PHRAA respectfully suggest to the Government that it is imperative that before continuing the promotion of park homes as “so called” Affordable Housing or Alternative Housing they take immediate steps to revise the whole of the 1983/2006 Mobile Homes Act paying particular attention to the need for PROPER ENFORCEABLE LAW to ensure the full PROTECTION of the rights, needs and expectations of  the key element of the industry, the park homeowner. All PHRAA on behalf of the 250,000 plus park homeowners is asking Government for is a fair deal. Nothing more, and certainly nothing less. Abuse of the elderly is rife throughout this industry. The Government owes a DUTY OF CARE to the park homeowner members of our society who being the mainly retired have earned the right to enjoy their chosen way of life in peace and quiet,  having served their country by working hard throughout their working lives also fought in wars for the freedom of this country not now be expected, at the most vulnerable time of their lives, to have to fight all over again against a UPO dictatorship. As mentioned earlier the public are becoming aware of the widespread and carefully hidden (by the industry) problems caused by the UPO,  and this is already having a marked effect on sales, amply illustrated by the rapidly growing number of new homes remaining unsold on parks for months often 2-4 years. The UPO encouraged by the continued absence of any enforceable law is destroying this industry for personal short term financial gain.

 

It may be well worth mentioning that experience tell us that UPO’s conduct much of their business transactions in cash. It would certainly be in the Countries interest if the relevant Government Revenue Authorities instigated thorough investigations.

 

The information contained in this letter is supported by concrete evidence.
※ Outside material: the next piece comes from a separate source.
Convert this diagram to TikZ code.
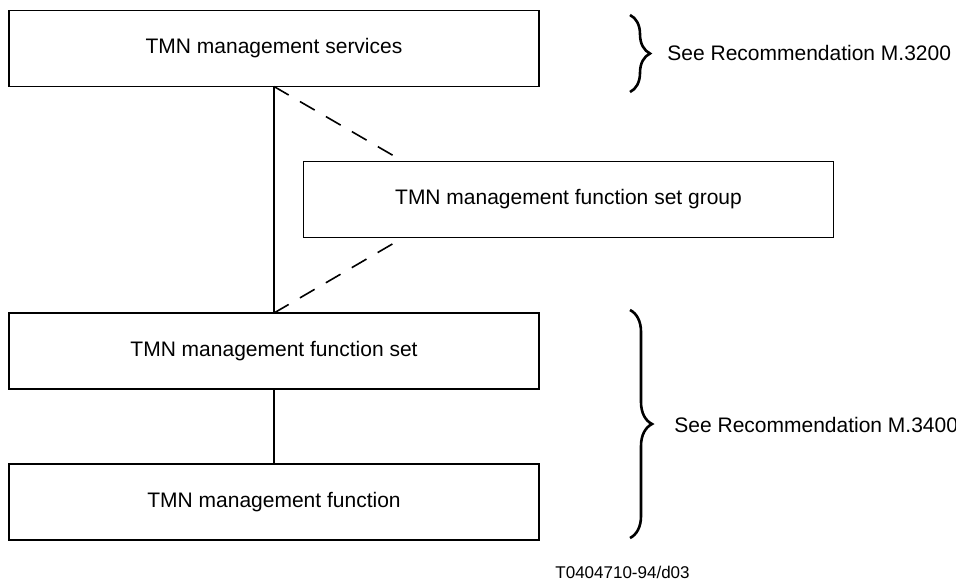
\documentclass[tikz,border=0pt]{standalone}
\usepackage{fontspec}
\setmainfont{Liberation Sans}
\usetikzlibrary{decorations.pathreplacing}

\begin{document}
\begin{tikzpicture}[x=0.5pt,y=-0.5pt,
	box/.style={draw,line width=0.7pt,outer sep=0pt,minimum width=265pt,minimum height=38pt,font=\fontsize{10.5}{12}\selectfont},
	note/.style={anchor=west,inner sep=0pt,font=\fontsize{10.5}{12}\selectfont},
	bracket/.style={decorate,decoration={brace,amplitude=#1},line width=1.3pt},
	link/.style={line width=0.8pt}]
	\useasboundingbox (0,0) rectangle (956,580);
	\node[box] (services) at (274,48.5) {TMN management services};
	\node[box] (fsgroup) at (568.5,199.5) {TMN management function set group};
	\node[box] (fset) at (274,351) {TMN management function set};
	\node[box] (func) at (274,502) {TMN management function};
	\draw[link] (services) -- (fset);
	\draw[link] (fset) -- (func);
	\draw[link,dash pattern=on 8.5pt off 6.5pt,shorten >=5pt] (services.south) -- ([xshift=50pt]fsgroup.north west);
	\draw[link,dash pattern=on 8.5pt off 6.5pt,shorten >=5pt] (fset.north) -- ([xshift=50pt]fsgroup.south west);
	% braces on the right
	\draw[bracket=10pt] (630,15) -- (630,92);
	\draw[bracket=11pt] (630,310) -- (630,538);
	\node[note] (m3200) at (667,53) {See Recommendation M.3200};
	\node[note] (m3400) at (674,425) {See Recommendation M.3400};
	\node[note,font=\fontsize{8.5}{10}\selectfont] (figid) at (555,572) {T0404710-94/d03};
\end{tikzpicture}
\end{document}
PHRAA respectfully requests that,  in view of the gravity of this issue, in particular the serious consequences the park homes legislation in its present form is having on park homeowners nationwide, that the Minister meets with PHRAA representatives as a matter of urgency in order to present our case, discuss what action is needed and a way forward to improve the Welfare of Park Homeowners. 

 

                                                                             Yours Sincerely,

   

                                                                Ron Joyce. General Secretary PHRAA.

 

A copy of this letter and any response will be published on the PHRAA Website, the PHRAA newsletter.

CC  Lord Graham of Edmonton,  Members of Parliament and all other interested parties including the BBC Etc.